Directions
Locate the string "chart" throughout the material and copy every line in which it occurs.

Data lines

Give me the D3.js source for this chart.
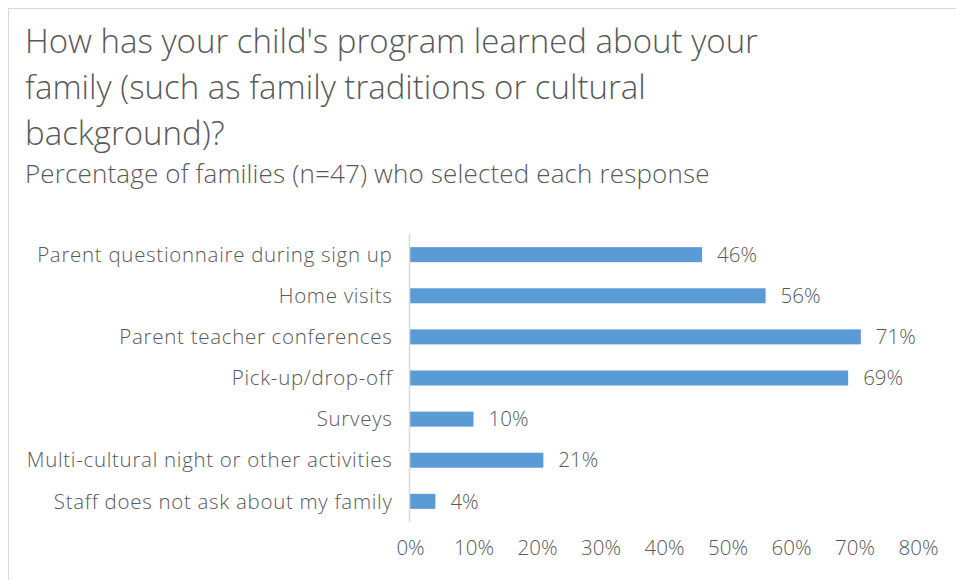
<!DOCTYPE html>
<html>
<head>
<meta charset="utf-8">
<script src="https://cdn.jsdelivr.net/npm/d3@7"></script>
<style>
  body { margin: 0; background: #fff; }
  svg { font-family: "Open Sans", "Segoe UI", sans-serif; font-weight: 300; }
</style>
</head>
<body>
<svg width="956" height="580"></svg>
<script>
const titleLines = [
  "How has your child's program learned about your",
  "family (such as family traditions or cultural",
  "background)?"
];
const subtitle = "Percentage of families (n=47) who selected each response";
const categories = [
  "Parent questionnaire during sign up",
  "Home visits",
  "Parent teacher conferences",
  "Pick-up/drop-off",
  "Surveys",
  "Multi-cultural night or other activities",
  "Staff does not ask about my family"
];
const values = [46, 56, 71, 69, 10, 21, 4];
const ticks = [0, 10, 20, 30, 40, 50, 60, 70, 80];

const textColor = "#595959";
const svg = d3.select("svg");

// chart frame
svg.append("rect")
  .attr("x", 8.5).attr("y", 8.5)
  .attr("width", 1000).attr("height", 1000)
  .attr("fill", "none").attr("stroke", "#d9d9d9");

const title = svg.append("text")
  .attr("x", 25).attr("y", 53)
  .attr("fill", textColor)
  .style("font-size", "33px");
title.selectAll("tspan").data(titleLines).join("tspan")
  .attr("x", 25)
  .attr("dy", (d, i) => (i === 0 ? 0 : 46))
  .text((d) => d);

svg.append("text")
  .attr("x", 25).attr("y", 183)
  .attr("fill", textColor)
  .style("font-size", "26px")
  .style("letter-spacing", "0.15px")
  .text(subtitle);

const x = d3.scaleLinear().domain([0, 80]).range([410, 918]);
const y = d3.scaleBand().domain(categories).range([234, 522]).paddingInner(0.635).paddingOuter(0.32);

const data = categories.map((c, i) => ({ cat: c, val: values[i] }));

svg.append("g").selectAll("rect").data(data).join("rect")
  .attr("x", x(0))
  .attr("y", (d) => y(d.cat))
  .attr("width", (d) => x(d.val) - x(0))
  .attr("height", y.bandwidth())
  .attr("fill", "#5b9bd5");

// vertical category axis line
svg.append("line")
  .attr("x1", 409.5).attr("x2", 409.5)
  .attr("y1", 234).attr("y2", 522)
  .attr("stroke", "#d9d9d9").attr("stroke-width", 1.5);

svg.append("g").selectAll("text").data(data).join("text")
  .attr("x", 392.5)
  .attr("y", (d) => y(d.cat) + y.bandwidth() / 2)
  .attr("dy", "0.35em")
  .attr("text-anchor", "end")
  .attr("fill", textColor)
  .style("font-size", "20.5px")
  .style("letter-spacing", "0.7px")
  .text((d) => d.cat);

svg.append("g").selectAll("text").data(data).join("text")
  .attr("x", (d) => x(d.val) + 15)
  .attr("y", (d) => y(d.cat) + y.bandwidth() / 2)
  .attr("dy", "0.35em")
  .attr("fill", textColor)
  .style("font-size", "20.5px")
  .text((d) => d.val + "%");

const xAxis = svg.append("g")
  .attr("transform", "translate(0,540)")
  .call(d3.axisBottom(x).tickValues(ticks).tickFormat((d) => d + "%").tickSize(0));
xAxis.select(".domain").remove();
xAxis.selectAll("text")
  .attr("y", 0).attr("dy", "0.75em")
  .attr("fill", textColor)
  .style("font-size", "20.5px")
  .style("font-family", "\"Open Sans\", sans-serif")
  .style("font-weight", 300);
</script>
</body>
</html>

Solution to this problem
Give me the D3.js source for this chart.
// chart frame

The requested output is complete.